— START OF Records shown —
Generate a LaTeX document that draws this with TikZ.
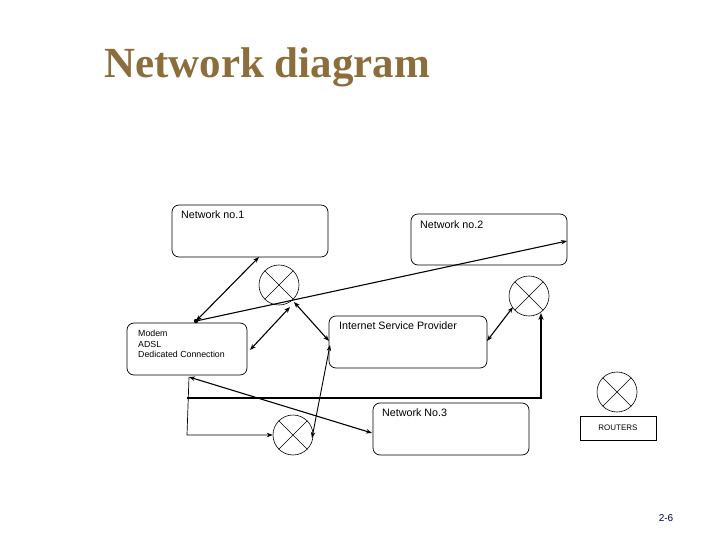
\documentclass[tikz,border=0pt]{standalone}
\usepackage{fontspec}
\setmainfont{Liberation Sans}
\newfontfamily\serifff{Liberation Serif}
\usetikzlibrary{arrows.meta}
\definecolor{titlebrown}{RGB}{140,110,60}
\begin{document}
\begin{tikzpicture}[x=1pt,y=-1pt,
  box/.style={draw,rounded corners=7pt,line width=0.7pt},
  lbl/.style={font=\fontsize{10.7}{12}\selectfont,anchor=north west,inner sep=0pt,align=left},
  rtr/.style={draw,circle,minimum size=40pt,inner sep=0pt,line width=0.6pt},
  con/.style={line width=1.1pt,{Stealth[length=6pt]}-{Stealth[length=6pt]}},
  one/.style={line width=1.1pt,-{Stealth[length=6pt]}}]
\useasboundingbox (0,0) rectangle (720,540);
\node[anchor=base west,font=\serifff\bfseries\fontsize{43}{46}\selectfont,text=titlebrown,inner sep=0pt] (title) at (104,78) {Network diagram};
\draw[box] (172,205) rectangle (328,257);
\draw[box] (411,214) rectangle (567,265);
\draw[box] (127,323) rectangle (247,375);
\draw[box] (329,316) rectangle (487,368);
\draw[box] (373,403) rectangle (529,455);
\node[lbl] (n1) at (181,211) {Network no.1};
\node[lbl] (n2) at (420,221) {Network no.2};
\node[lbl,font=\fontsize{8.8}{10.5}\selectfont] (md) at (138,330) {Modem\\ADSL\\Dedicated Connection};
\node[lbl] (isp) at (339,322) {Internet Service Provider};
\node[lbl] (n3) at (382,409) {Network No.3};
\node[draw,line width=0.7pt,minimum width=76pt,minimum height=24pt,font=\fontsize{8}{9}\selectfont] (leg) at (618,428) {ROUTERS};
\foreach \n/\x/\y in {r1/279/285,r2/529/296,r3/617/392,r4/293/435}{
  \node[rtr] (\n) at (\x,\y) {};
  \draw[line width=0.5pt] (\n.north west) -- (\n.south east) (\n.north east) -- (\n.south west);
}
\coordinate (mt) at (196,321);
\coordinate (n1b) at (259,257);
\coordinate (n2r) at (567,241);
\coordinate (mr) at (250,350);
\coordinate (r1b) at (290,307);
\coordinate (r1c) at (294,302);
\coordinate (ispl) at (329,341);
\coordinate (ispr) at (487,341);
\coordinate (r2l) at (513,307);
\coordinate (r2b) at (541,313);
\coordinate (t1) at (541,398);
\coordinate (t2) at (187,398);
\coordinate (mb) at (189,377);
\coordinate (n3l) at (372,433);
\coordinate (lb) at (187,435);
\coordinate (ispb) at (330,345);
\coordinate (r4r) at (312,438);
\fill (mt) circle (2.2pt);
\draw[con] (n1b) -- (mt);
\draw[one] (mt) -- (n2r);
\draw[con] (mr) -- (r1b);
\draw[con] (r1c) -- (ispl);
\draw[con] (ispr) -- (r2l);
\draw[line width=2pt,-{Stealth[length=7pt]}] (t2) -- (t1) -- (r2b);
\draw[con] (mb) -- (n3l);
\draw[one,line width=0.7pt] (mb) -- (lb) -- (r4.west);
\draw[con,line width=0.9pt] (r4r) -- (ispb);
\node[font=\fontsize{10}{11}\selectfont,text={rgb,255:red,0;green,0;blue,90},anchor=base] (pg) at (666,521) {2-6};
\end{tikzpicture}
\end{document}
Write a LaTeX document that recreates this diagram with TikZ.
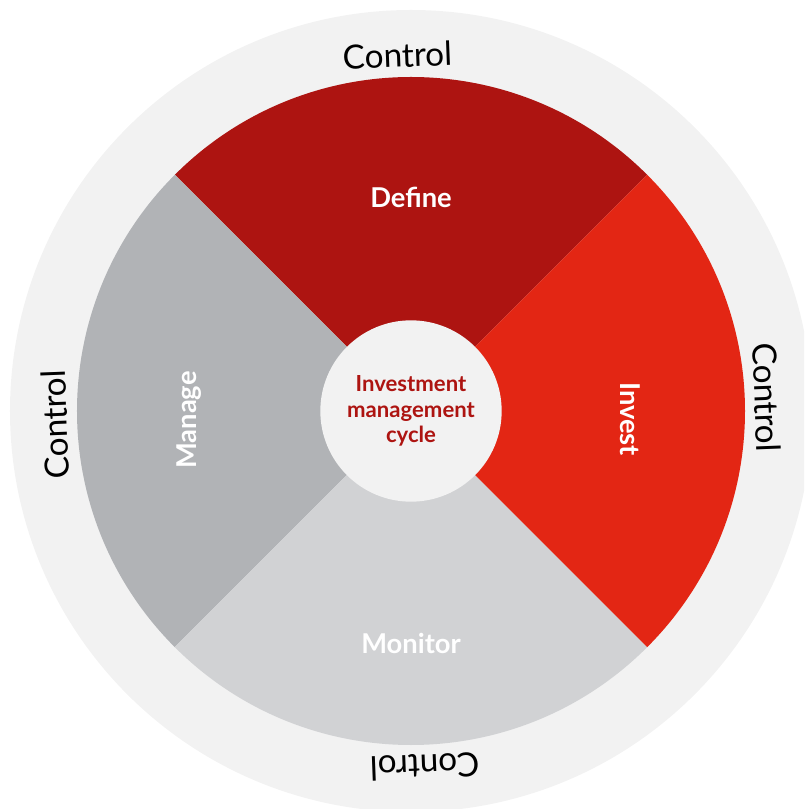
— END OF Records shown —
Work to do |
Extract all the data above exactly, excluding every picture.

Result of this task |
Generate a LaTeX document that draws this with TikZ.
\documentclass[tikz,border=0pt]{standalone}
\usepackage{fontspec}
\setmainfont{Liberation Sans}
\newfontfamily\serifff{Liberation Serif}
\usetikzlibrary{arrows.meta}
\definecolor{titlebrown}{RGB}{140,110,60}
\begin{document}
\begin{tikzpicture}[x=1pt,y=-1pt,
  box/.style={draw,rounded corners=7pt,line width=0.7pt},
  lbl/.style={font=\fontsize{10.7}{12}\selectfont,anchor=north west,inner sep=0pt,align=left},
  rtr/.style={draw,circle,minimum size=40pt,inner sep=0pt,line width=0.6pt},
  con/.style={line width=1.1pt,{Stealth[length=6pt]}-{Stealth[length=6pt]}},
  one/.style={line width=1.1pt,-{Stealth[length=6pt]}}]
\useasboundingbox (0,0) rectangle (720,540);
\node[anchor=base west,font=\serifff\bfseries\fontsize{43}{46}\selectfont,text=titlebrown,inner sep=0pt] (title) at (104,78) {Network diagram};
\draw[box] (172,205) rectangle (328,257);
\draw[box] (411,214) rectangle (567,265);
\draw[box] (127,323) rectangle (247,375);
\draw[box] (329,316) rectangle (487,368);
\draw[box] (373,403) rectangle (529,455);
\node[lbl] (n1) at (181,211) {Network no.1};
\node[lbl] (n2) at (420,221) {Network no.2};
\node[lbl,font=\fontsize{8.8}{10.5}\selectfont] (md) at (138,330) {Modem\\ADSL\\Dedicated Connection};
\node[lbl] (isp) at (339,322) {Internet Service Provider};
\node[lbl] (n3) at (382,409) {Network No.3};
\node[draw,line width=0.7pt,minimum width=76pt,minimum height=24pt,font=\fontsize{8}{9}\selectfont] (leg) at (618,428) {ROUTERS};
\foreach \n/\x/\y in {r1/279/285,r2/529/296,r3/617/392,r4/293/435}{
  \node[rtr] (\n) at (\x,\y) {};
  \draw[line width=0.5pt] (\n.north west) -- (\n.south east) (\n.north east) -- (\n.south west);
}
\coordinate (mt) at (196,321);
\coordinate (n1b) at (259,257);
\coordinate (n2r) at (567,241);
\coordinate (mr) at (250,350);
\coordinate (r1b) at (290,307);
\coordinate (r1c) at (294,302);
\coordinate (ispl) at (329,341);
\coordinate (ispr) at (487,341);
\coordinate (r2l) at (513,307);
\coordinate (r2b) at (541,313);
\coordinate (t1) at (541,398);
\coordinate (t2) at (187,398);
\coordinate (mb) at (189,377);
\coordinate (n3l) at (372,433);
\coordinate (lb) at (187,435);
\coordinate (ispb) at (330,345);
\coordinate (r4r) at (312,438);
\fill (mt) circle (2.2pt);
\draw[con] (n1b) -- (mt);
\draw[one] (mt) -- (n2r);
\draw[con] (mr) -- (r1b);
\draw[con] (r1c) -- (ispl);
\draw[con] (ispr) -- (r2l);
\draw[line width=2pt,-{Stealth[length=7pt]}] (t2) -- (t1) -- (r2b);
\draw[con] (mb) -- (n3l);
\draw[one,line width=0.7pt] (mb) -- (lb) -- (r4.west);
\draw[con,line width=0.9pt] (r4r) -- (ispb);
\node[font=\fontsize{10}{11}\selectfont,text={rgb,255:red,0;green,0;blue,90},anchor=base] (pg) at (666,521) {2-6};
\end{tikzpicture}
\end{document}
Write a LaTeX document that recreates this diagram with TikZ.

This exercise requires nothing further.